In der Praxis aber werde dies nicht so stringent gehandhabt, versicherte auf Nachfrage Simon Lenk, Assistent der Werkstattleitung am Auhof. Es bleibe laut Sabine Eisemann, der Vorsitzenden des Bezirksarbeitskreises (BAK) der Werkstatträte und der Auhof-Werkstatt die Frage, was sich denn ändere, wenn man statt der Arbeit in der Werkstatt beispielsweise bei einer Tankstelle in Hilpoltstein beschäftigt sei. Die müsste nämlich die gleichen Rahmenbedingungen wie eine Behindertenwerkstatt anbieten - inklusive arbeitsbegleitender Maßnahmen.

Für die Firmen ein Kraftakt. Und für die bei ihnen arbeitenden Menschen mit Handicap macht es unter dem Strich "im Geldbeutel keinen Unterschied", wo sie tätig seien. Schlimmstenfalls sinke sogar der Rentenanspruch. Hemmnisse gibt es also auf beiden Seiten, deswegen "stehen Integrationsfirmen nicht gerade Schlange", so Stamm-Fibich.

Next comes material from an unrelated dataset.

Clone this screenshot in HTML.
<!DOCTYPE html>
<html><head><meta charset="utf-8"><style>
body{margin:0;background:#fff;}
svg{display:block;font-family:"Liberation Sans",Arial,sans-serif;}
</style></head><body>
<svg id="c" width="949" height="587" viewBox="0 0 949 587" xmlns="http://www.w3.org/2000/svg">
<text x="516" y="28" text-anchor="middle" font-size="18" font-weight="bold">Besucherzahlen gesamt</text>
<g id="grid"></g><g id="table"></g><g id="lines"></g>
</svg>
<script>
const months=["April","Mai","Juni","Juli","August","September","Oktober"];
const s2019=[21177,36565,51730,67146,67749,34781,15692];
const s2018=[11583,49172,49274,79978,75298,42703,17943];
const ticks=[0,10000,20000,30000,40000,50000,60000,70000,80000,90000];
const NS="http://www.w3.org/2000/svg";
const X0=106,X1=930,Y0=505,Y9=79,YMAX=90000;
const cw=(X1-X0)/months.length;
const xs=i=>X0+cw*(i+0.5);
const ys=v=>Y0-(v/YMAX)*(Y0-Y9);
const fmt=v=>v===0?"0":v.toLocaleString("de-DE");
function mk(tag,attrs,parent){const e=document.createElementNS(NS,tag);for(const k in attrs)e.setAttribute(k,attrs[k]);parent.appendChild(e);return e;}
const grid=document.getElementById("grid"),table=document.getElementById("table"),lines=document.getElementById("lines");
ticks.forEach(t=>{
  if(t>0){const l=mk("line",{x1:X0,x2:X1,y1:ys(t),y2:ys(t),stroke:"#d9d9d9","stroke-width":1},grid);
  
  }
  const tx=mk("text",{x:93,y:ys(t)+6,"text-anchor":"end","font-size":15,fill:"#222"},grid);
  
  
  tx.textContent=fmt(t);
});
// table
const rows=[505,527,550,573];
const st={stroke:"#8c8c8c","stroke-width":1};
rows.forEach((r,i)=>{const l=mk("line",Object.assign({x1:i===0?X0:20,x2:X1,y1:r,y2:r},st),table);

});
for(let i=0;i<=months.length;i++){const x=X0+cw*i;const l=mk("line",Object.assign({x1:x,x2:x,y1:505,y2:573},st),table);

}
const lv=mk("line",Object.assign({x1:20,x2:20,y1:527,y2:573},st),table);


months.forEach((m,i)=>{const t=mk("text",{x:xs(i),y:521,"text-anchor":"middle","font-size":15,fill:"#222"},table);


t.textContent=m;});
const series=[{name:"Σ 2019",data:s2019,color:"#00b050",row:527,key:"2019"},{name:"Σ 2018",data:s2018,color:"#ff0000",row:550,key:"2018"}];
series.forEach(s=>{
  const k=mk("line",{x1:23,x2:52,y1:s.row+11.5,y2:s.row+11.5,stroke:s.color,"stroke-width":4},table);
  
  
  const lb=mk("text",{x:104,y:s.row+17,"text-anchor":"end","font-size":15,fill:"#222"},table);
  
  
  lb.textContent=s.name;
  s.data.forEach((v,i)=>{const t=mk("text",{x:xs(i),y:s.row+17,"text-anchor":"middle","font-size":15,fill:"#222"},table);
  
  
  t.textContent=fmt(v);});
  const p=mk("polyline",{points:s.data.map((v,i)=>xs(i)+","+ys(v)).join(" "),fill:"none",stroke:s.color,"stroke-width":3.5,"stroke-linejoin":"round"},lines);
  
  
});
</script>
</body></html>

Eine echte Chance gebe es aber etwa bei Großküchen, auch weil sie Jobs anbieten, die Werkstätten in der Regel nicht zur Verfügung stellten. Sie hoffe aber, dass wenn erst einmal genügend Menschen mit Behinderung auf dem ersten Arbeitsmarkt integriert seien, sich dann viele Diskussionen von selbst erübrigen.

Jürgen Zelter allerdings sieht den Zug gerade in die völlig andere Richtung fahren. Er ist Leiter der Werkstatt im Altdorfer Wichernhaus und zugleich Ansprechpartner für Bezirks- und Landessprecher der Werkstatträte. Es gebe einen deutlichen Trend zu psychischen Erkrankungen auf dem ersten Arbeitsmarkt. Die Betroffenen wiederum "drängen in die Werkstätten", so Zelter. Von dort in die Unternehmen sei der Weg oft schwer.

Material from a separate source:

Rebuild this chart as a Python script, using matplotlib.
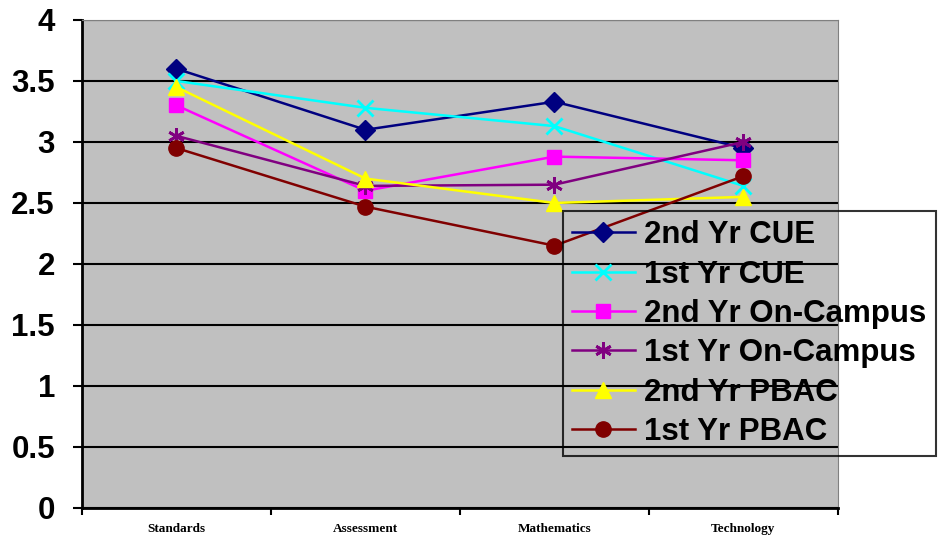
import matplotlib
matplotlib.use("Agg")
import matplotlib.pyplot as plt

categories = ["Standards", "Assessment", "Mathematics", "Technology"]

cue_2nd = [3.6, 3.1, 3.33, 2.95]
cue_1st = [3.5, 3.28, 3.13, 2.64]
campus_2nd = [3.3, 2.6, 2.88, 2.85]
campus_1st = [3.05, 2.64, 2.65, 3.0]
pbac_2nd = [3.45, 2.7, 2.5, 2.55]
pbac_1st = [2.95, 2.47, 2.15, 2.72]

series = [
    ("2nd Yr CUE", cue_2nd, "#000080", "D", 10),
    ("1st Yr CUE", cue_1st, "#00FFFF", "x", 11),
    ("2nd Yr On-Campus", campus_2nd, "#FF00FF", "s", 10.5),
    ("1st Yr On-Campus", campus_1st, "#800080", (6, 2, 0), 12),
    ("2nd Yr PBAC", pbac_2nd, "#FFFF00", "^", 11.5),
    ("1st Yr PBAC", pbac_1st, "#800000", "o", 11),
]

plt.rcParams['font.family'] = ['Liberation Sans', 'DejaVu Sans']

fig = plt.figure(figsize=(9.39, 5.40), dpi=100)
ax = fig.add_axes([0.0873, 0.0593, 0.8051, 0.9037])
ax.set_facecolor("#C0C0C0")

x = range(len(categories))
for name, vals, col, mk, ms in series:
    ax.plot(x, vals, color=col, marker=mk, markersize=ms, linewidth=1.8,
            markeredgewidth=2 if mk in ("x", (6, 2, 0)) else 1,
            markeredgecolor=col, label=name, zorder=3)

ax.set_xlim(-0.5, 3.5)
ax.set_ylim(0, 4)
ax.set_yticks([0, 0.5, 1, 1.5, 2, 2.5, 3, 3.5, 4])
ax.set_yticklabels(["0", "0.5", "1", "1.5", "2", "2.5", "3", "3.5", "4"],
                   fontsize=22.5, fontweight="bold")
ax.yaxis.grid(True, color="black", linewidth=1.5)
ax.set_axisbelow(True)

# category labels centered, tick marks on the boundaries
ax.set_xticks([-0.5, 0.5, 1.5, 2.5, 3.5])
ax.set_xticklabels([])
ax.set_xticks(list(x), minor=True)
ax.set_xticklabels(categories, minor=True, fontsize=9.5, fontweight="bold",
                   family="Liberation Serif")
ax.tick_params(axis="x", which="minor", length=0, pad=11)
ax.tick_params(axis="x", which="major", length=5, width=1.5, direction="out")
ax.tick_params(axis="y", length=6.5, width=1.5, direction="out", pad=13)

ax.spines["left"].set_linewidth(2)
ax.spines["bottom"].set_linewidth(2)
ax.spines["top"].set_color("#808080")
ax.spines["right"].set_color("#808080")

leg = ax.legend(loc="upper left", bbox_to_anchor=(0.636, 0.609),
                prop={"weight": "bold", "size": 22.5},
                frameon=True, fancybox=False, edgecolor="black",
                facecolor="none", framealpha=None, borderpad=0.3,
                labelspacing=0.3, handlelength=2.0, handletextpad=0.3,
                borderaxespad=0)
leg.get_frame().set_linewidth(1.5)
leg.set_zorder(5)

fig.savefig("out.png", dpi=100)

Das klappe oft nur über den Umweg mittels Zeitarbeitsfirmen, so Stamm-Fibich. Und es komme noch ärger: Gerade jene Stellen, für die Menschen mit Behinderung auf dem ersten Arbeitsmarkt infrage kämen, brechen immer mehr weg. Doch vielleicht könnte ja gerade das BTHG die Initialzündung für die Veränderung dieses Marktes geben, wagte Ehrhardt eine mutige These.

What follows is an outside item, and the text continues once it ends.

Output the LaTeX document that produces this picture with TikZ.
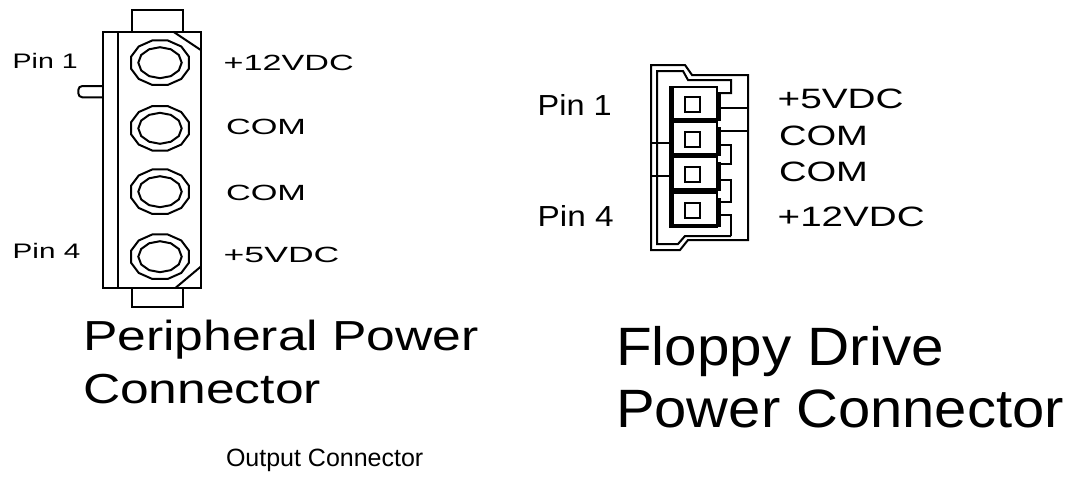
\documentclass[tikz,border=0pt]{standalone}
\usepackage{fontspec}
\setmainfont{Liberation Sans}
\usepackage{tikz}

\newcommand{\fsz}[1]{\fontsize{#1}{#1}\selectfont}
\newcommand{\stretchto}[2]{\resizebox{#1}{\height}{#2}}

\begin{document}
\begin{tikzpicture} [x=1pt, y=-1pt, line width=2pt,
    lbl/.style={inner sep=0pt, anchor=base west},
    wall/.style={line width=4pt}]
  \useasboundingbox (0,0) rectangle (1076,499);
  % peripheral connector body
  \draw (103,31.7) rectangle (200.7,288.3);
  \draw (117.5,31.7) -- (117.5,288.3);
  \draw (131.7,31.7) |- (183.3,10) -- (183.3,31.7);
  \draw (131.7,288.3) |- (183.3,306.7) -- (183.3,288.3);
  \draw (173.3,31.7) -- (200.7,50);
  \draw (200.7,266.7) -- (175,288.3);
  \draw [rounded corners=4pt] (103,86) -| (78.3,97.3) -- (103,97.3);
  \foreach \y in {62.7,128.3,191.7,256.7} {
    \draw (160,\y) +(15:30 and 23)
      \foreach \a in {45,75,...,375} { -- +(\a:30 and 23) } -- cycle;
    \draw (160,\y) +(0:21.7 and 15.5)
      \foreach \a in {30,60,...,360} { -- +(\a:21.7 and 15.5) } -- cycle;
  }
  \path  (11.7,68.3)   node[lbl](lpin1) {\fsz{21}\stretchto{65pt}{Pin 1}}
         (11.7,258.3)  node[lbl](lpin4) {\fsz{21}\stretchto{67.6pt}{Pin 4}}
         (222.7,70)    node[lbl](lv12) {\fsz{22}\stretchto{130pt}{+12VDC}}
         (225,134)     node[lbl](lcom1) {\fsz{22}\stretchto{80pt}{COM}}
         (225,200)     node[lbl](lcom2) {\fsz{22}\stretchto{80pt}{COM}}
         (222.7,262.7) node[lbl](lv5) {\fsz{22}\stretchto{115.7pt}{+5VDC}}
         (82,350)      node[lbl](ltitle1) {\fsz{42}\stretchto{396pt}{Peripheral Power}}
         (82,403)      node[lbl](ltitle2) {\fsz{42}\stretchto{238pt}{Connector}};
  % floppy connector shell
  \draw (651,65) -- (685,65) -- (692,75) -- (748,75) -- (748,240)
        -- (688,240) -- (680,250) -- (651,250) -- cycle;
  \draw (720,93) -- (731,93) -- (731,80) -- (688,80) -- (683,71) -- (657,71)
        -- (657,244) -- (678,244) -- (685,236) -- (731,236);
  \draw (651,143) -- (670,143);
  \draw (651,176) -- (670,176);
  \draw (720,108) -- (748,108);
  \draw (719,131) -- (748,131);
  \draw (720,145) -| (731,164) -- (720,164);
  \draw (720,180) -| (731,202) -- (720,202);
  \draw (720,215) -| (731,236);
  \foreach \y in {104,139,174,210} {
    \draw (670,\y-17) rectangle (717,\y+17);
    \draw (685,\y-7.5) rectangle (700,\y+7.5);
    \draw [wall] (672,\y-17) -- (672,\y+17);
    \draw [wall] (670,\y+16) -- (717,\y+16);
    \draw [wall] (719,\y-12) -- (719,\y+17);
  }
  \path  (536.7,115)   node[lbl](fpin1) {\fsz{29}\stretchto{74pt}{Pin 1}}
         (536.7,226.7) node[lbl](fpin4) {\fsz{29}\stretchto{76pt}{Pin 4}}
         (776.7,108.3) node[lbl](fv5) {\fsz{28}\stretchto{126pt}{+5VDC}}
         (778,145)     node[lbl](fcom1) {\fsz{28}\stretchto{89pt}{COM}}
         (778,181.7)   node[lbl](fcom2) {\fsz{28}\stretchto{89pt}{COM}}
         (776.7,226.7) node[lbl](fv12) {\fsz{28}\stretchto{147pt}{+12VDC}}
         (615,365)     node[lbl](ftitle1) {\fsz{54}\stretchto{328pt}{Floppy Drive}}
         (615,427)     node[lbl](ftitle2) {\fsz{54}\stretchto{448pt}{Power Connector}}
         (225,466)     node[lbl](caption) {\fsz{25}Output Connector};
\end{tikzpicture}
\end{document}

Einen bitteren Beigeschmack bekam der Besuch von Stamm-Fibich gegen Ende, als Eisemann nachfragte, warum es immer noch kein Wahlrecht für Behinderte gebe. "Da gehen den Politikern viele Stimmen verloren. Außerdem ist das einfach unfair." Stamm-Fibich hatte sie da jedoch ganz auf ihrer Seite.